Starting at the first line of the data, print each line verbatim up to and including the line bearing "import matplotlib.pyplot as plt", omitting pictures.

§ **Given information**:
• • •
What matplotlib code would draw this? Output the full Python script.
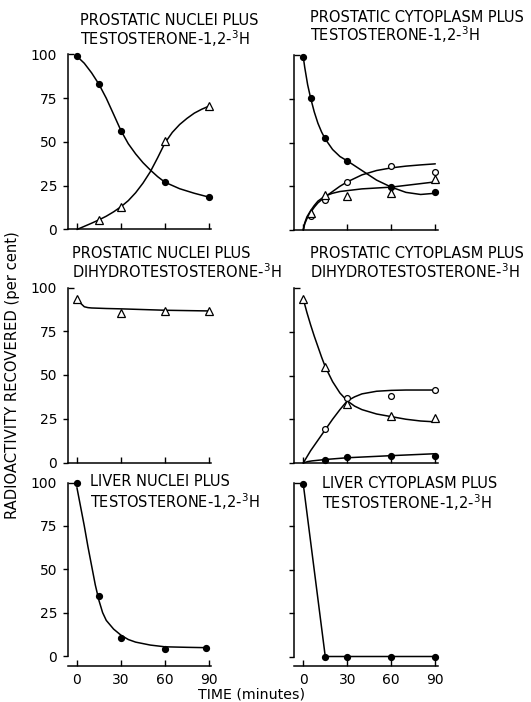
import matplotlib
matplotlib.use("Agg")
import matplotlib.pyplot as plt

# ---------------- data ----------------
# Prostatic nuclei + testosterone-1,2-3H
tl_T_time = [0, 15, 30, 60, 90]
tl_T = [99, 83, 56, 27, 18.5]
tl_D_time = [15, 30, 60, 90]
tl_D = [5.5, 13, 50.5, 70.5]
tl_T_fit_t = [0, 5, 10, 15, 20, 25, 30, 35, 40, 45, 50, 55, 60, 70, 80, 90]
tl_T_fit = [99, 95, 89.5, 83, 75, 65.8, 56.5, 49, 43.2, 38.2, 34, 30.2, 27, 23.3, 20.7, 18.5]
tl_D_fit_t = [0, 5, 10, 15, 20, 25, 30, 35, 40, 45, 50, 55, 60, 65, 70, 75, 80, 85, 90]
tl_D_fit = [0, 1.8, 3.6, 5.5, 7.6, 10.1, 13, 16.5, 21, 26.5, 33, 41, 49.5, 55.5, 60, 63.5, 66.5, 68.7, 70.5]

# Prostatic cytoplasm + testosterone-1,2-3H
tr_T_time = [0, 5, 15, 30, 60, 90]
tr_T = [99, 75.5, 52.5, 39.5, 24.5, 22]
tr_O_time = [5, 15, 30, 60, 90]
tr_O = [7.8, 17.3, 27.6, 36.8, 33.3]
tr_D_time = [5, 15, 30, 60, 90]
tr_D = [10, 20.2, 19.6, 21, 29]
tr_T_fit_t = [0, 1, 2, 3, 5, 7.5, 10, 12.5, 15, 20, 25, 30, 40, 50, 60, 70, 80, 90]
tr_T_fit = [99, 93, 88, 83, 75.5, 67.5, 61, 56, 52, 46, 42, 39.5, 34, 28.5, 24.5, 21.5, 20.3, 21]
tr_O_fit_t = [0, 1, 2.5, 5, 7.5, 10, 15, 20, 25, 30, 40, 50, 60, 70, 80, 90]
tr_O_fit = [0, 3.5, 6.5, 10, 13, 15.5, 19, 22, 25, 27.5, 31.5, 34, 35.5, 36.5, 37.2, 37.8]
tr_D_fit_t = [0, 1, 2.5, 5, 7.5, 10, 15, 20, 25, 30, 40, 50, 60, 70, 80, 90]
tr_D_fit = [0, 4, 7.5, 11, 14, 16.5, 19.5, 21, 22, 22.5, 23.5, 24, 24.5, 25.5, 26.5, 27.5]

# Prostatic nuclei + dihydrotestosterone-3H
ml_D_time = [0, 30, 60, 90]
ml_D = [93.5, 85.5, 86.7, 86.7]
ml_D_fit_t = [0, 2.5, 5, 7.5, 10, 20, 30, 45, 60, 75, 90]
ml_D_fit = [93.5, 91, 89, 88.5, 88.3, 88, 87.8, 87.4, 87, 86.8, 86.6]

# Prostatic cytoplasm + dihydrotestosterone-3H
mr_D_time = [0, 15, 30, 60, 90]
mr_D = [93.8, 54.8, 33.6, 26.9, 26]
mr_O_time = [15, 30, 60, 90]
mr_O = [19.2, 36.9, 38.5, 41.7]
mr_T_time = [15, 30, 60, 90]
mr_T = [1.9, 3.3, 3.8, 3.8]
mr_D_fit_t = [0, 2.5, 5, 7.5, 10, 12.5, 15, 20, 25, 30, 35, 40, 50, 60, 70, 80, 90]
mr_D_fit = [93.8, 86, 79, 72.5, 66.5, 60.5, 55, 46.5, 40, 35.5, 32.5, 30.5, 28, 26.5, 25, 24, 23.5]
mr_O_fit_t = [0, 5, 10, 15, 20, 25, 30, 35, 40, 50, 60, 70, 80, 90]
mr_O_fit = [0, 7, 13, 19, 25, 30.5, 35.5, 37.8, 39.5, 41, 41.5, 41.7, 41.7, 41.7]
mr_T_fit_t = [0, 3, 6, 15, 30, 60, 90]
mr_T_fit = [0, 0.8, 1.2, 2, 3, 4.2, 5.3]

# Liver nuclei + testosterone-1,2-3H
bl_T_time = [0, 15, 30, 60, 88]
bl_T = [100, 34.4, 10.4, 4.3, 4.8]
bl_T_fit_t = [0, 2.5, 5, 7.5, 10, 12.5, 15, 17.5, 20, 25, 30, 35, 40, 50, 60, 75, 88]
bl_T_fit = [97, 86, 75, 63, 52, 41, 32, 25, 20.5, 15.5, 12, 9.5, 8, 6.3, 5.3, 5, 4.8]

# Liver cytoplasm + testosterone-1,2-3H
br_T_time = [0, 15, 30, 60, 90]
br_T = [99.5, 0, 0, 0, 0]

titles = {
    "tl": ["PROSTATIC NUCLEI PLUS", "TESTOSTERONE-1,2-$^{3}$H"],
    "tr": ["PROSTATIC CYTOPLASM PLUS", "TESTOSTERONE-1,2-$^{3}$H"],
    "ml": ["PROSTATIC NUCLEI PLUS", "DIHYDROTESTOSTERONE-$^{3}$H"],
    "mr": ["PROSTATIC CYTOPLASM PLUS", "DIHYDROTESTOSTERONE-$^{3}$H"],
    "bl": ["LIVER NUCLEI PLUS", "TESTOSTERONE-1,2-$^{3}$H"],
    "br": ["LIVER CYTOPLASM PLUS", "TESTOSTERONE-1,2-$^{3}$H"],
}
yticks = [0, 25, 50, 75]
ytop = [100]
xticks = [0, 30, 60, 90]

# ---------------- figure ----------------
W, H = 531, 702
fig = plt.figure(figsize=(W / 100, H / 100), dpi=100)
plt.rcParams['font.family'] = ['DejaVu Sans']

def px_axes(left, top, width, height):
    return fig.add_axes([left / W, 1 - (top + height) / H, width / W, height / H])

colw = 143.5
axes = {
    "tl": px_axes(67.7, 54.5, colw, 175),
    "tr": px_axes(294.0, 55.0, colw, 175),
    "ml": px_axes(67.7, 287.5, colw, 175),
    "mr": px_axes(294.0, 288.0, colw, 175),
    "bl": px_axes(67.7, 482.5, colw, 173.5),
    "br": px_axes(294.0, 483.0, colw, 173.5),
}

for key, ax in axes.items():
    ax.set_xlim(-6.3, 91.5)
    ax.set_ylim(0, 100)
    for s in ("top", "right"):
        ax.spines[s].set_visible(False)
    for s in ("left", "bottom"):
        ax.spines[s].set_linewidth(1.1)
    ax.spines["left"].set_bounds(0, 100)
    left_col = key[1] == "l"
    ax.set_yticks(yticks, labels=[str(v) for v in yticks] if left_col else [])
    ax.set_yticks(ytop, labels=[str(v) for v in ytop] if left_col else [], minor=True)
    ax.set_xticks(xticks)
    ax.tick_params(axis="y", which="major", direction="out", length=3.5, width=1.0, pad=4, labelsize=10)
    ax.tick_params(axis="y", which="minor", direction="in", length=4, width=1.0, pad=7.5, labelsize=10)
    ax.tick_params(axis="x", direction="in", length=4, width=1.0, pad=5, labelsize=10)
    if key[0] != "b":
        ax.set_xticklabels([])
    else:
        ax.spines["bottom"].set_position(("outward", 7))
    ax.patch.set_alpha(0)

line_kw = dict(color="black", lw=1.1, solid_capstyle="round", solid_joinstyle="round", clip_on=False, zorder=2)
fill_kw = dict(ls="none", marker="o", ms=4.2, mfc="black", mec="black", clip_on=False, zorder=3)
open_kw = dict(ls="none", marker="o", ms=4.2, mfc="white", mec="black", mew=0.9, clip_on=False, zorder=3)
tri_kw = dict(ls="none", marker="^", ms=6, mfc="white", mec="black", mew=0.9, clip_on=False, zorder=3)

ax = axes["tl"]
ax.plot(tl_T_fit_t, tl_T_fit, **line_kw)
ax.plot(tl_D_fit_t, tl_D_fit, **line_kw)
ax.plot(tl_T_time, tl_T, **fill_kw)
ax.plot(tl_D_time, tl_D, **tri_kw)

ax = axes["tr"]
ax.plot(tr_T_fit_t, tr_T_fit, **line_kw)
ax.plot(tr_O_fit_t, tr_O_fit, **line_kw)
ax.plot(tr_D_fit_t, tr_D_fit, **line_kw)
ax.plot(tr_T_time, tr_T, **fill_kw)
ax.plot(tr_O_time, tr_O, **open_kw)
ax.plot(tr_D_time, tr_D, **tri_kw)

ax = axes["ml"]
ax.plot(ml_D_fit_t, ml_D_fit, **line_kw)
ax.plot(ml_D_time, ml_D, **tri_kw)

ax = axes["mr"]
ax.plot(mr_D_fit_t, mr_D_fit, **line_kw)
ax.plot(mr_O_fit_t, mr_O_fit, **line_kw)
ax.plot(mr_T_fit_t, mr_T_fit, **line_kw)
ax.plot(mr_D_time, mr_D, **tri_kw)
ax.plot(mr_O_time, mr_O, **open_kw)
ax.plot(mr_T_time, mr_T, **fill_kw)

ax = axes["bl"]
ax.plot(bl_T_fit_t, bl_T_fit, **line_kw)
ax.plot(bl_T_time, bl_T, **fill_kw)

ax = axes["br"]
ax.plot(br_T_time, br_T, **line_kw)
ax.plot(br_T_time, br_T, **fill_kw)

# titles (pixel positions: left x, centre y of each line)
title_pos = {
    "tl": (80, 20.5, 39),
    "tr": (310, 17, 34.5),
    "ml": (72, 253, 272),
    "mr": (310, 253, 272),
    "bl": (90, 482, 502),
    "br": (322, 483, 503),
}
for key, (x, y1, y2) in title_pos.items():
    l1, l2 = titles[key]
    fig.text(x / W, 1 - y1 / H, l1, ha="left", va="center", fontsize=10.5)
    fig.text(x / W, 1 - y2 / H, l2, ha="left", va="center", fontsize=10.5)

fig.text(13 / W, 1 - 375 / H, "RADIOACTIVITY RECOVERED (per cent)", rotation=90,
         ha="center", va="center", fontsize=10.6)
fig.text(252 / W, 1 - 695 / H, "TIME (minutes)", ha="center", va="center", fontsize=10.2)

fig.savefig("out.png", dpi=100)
• • •
§ **Written answer**:
What matplotlib code would draw this? Output the full Python script.
import matplotlib
matplotlib.use("Agg")
import matplotlib.pyplot as plt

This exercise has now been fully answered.